Master of Arts In Sustainable Leisure Management - Program Structure

The Master of Arts in Sustainable Leisure Management (MASLM) is comprised of two primary components: a) course work, and b) field experience and thesis research. Course work begins in September with an orientation for all students and ends April 30th when students begin their fieldwork and thesis research process. The program is completed when students have successfully completed all course work, finished their field experience, and defended and submitted their thesis.

The MASLM is modular in design, and has students focusing on one course for four weeks with a one week transition period between modules. The transition week is primarily used to complete one course and prepare for the next.

Program Schedule For Students Starting September

Dates for 2021


September 7-10Welcome Week (All new students must attend)
September 13 - October 8SLM 601: Leisure and Sustainability: Principles and Paradigms
October 18 - November 11SLM 602: Case Studies in Sustainability and Innovation.
November 22 - December 17SLM 603: Knowledge Creation and Mobilization I

Dates for 2022


January 10  – February 4

SLM 604: Influencing Change Towards Sustainability

February 14 - March 4SLM 605: Knowledge Creation and Mobilization II
March 14 - April 2SLM 606: Field Experience (Classroom Component)
Summer 2022SLM 606: Field Experience (Applied Component)
September 2022 - April 2023SLM 607: Thesis Research
Note: Students are able to work on SLM 606 and SLM 607 at the same time.

Course Descriptions

The following are required courses within the MASLM. All courses are 3 credits with the exception of SLM 606 and SLM 607 which are both 9 credit courses. These courses are offered once per year in the order illustrated above.

SLM 601 – Leisure and Sustainability: Principles and Paradigms

This seminar course examines the principles, paradigms, and practices that influence leisure activities and service providers and the opportunities to adopt innovative professional policies and operational standards. It provides learners with the opportunity to identify, evaluate, and critique frameworks pertinent to sustainability in the leisure services industry. Particular attention is given to a world view of environmental, social, and economic consequences inherent in the actions taken to plan, design, deliver and monitor leisure services at the local, national, and international level. Sustainability issues, policies, and practices applicable to nongovernmental organizations, government, and commercial enterprises are examined.

SLM 602 – Case Studies in Sustainability and Innovation

This seminar course will provide the learners with the opportunity to discuss, critique and apply core concepts, principles, and practices of sustainability to case studies in leisure. The focus is on critical thinking and the analysis of the mission and practices of public institutions, nonprofits (i.e./NGO’s) and commercial enterprises and their effort to advance social, economic, and environmental policy and practices. This course also includes one week of field work in a case study region to learn about the complexities involved in bringing about sustainability.
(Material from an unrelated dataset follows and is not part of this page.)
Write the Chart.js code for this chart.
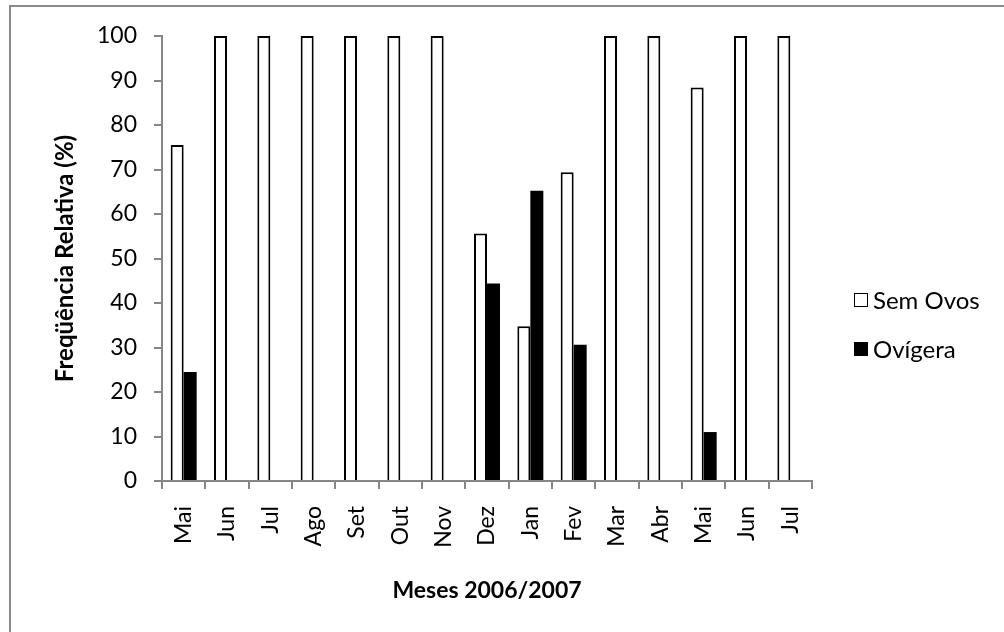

SLM 603 – Knowledge Creation and Mobilization I

This course will allow learners to explore the various ways in which knowledge is created and mobilized to different stakeholders in the leisure system. Learners will understand the research process from conceptualization of a research project to mobilization (sharing and action). Learners will discuss methodological issues by analyzing case studies where they have been employed. Students will begin work on their thesis by developing a research “concept proposal” which identifies literature, gaps and potential research questions.

SLM 604 – Influencing Change Towards Sustainability

This seminar course provides an opportunity for learners to understand how to influence change towards sustainability in communities and organizations. Learners will be exposed to theories on change, innovation, human behavior, and collaboration. Strategies to influence change focus on community development, leadership, collaboration and partnerships and strategic planning.

SLM 605 – Knowledge Creation and Mobilization II

This course will build upon the basis of research methods developed in SLM 603. Students will develop analytical techniques and methods for effectively analyzing, moving and sharing knowledge. Building on the concept piece produced in the previous knowledge creation course, emphasis will also be placed on aiding in the development a research proposal for use in the thesis component of the program. This course will provide a framework for students to discuss, critique, improve and present the research proposals they are developing with their advisory teams. Students will participate in seminars to share progress on their proposal including insights from literature, issues in design, and integration of ethics.

SLM 606 – Field Experience

This course will allow learners to apply the lens of sustainability concepts and theories from the classroom setting to a “real world” setting. Learners will travel to, and engage in, a project where theme includes sustainability and the opportunity to working with a diversity of stakeholders. The field experience will require each student to prepare a detailed study plan, identify evaluative criteria to measure outcomes, and set out the strategy for dissemination/presentation to other students completing the course.

SLM 607 – Thesis

This course represents the writing and oral defense of original thesis research that demonstrates a set of the learning outcomes noted in the proposal. These outcomes include analytical and critical thinking skills, an in-depth understanding of a specific sustainability issue, area, or topic, and a capacity to apply the process of knowledge creation and mobilization.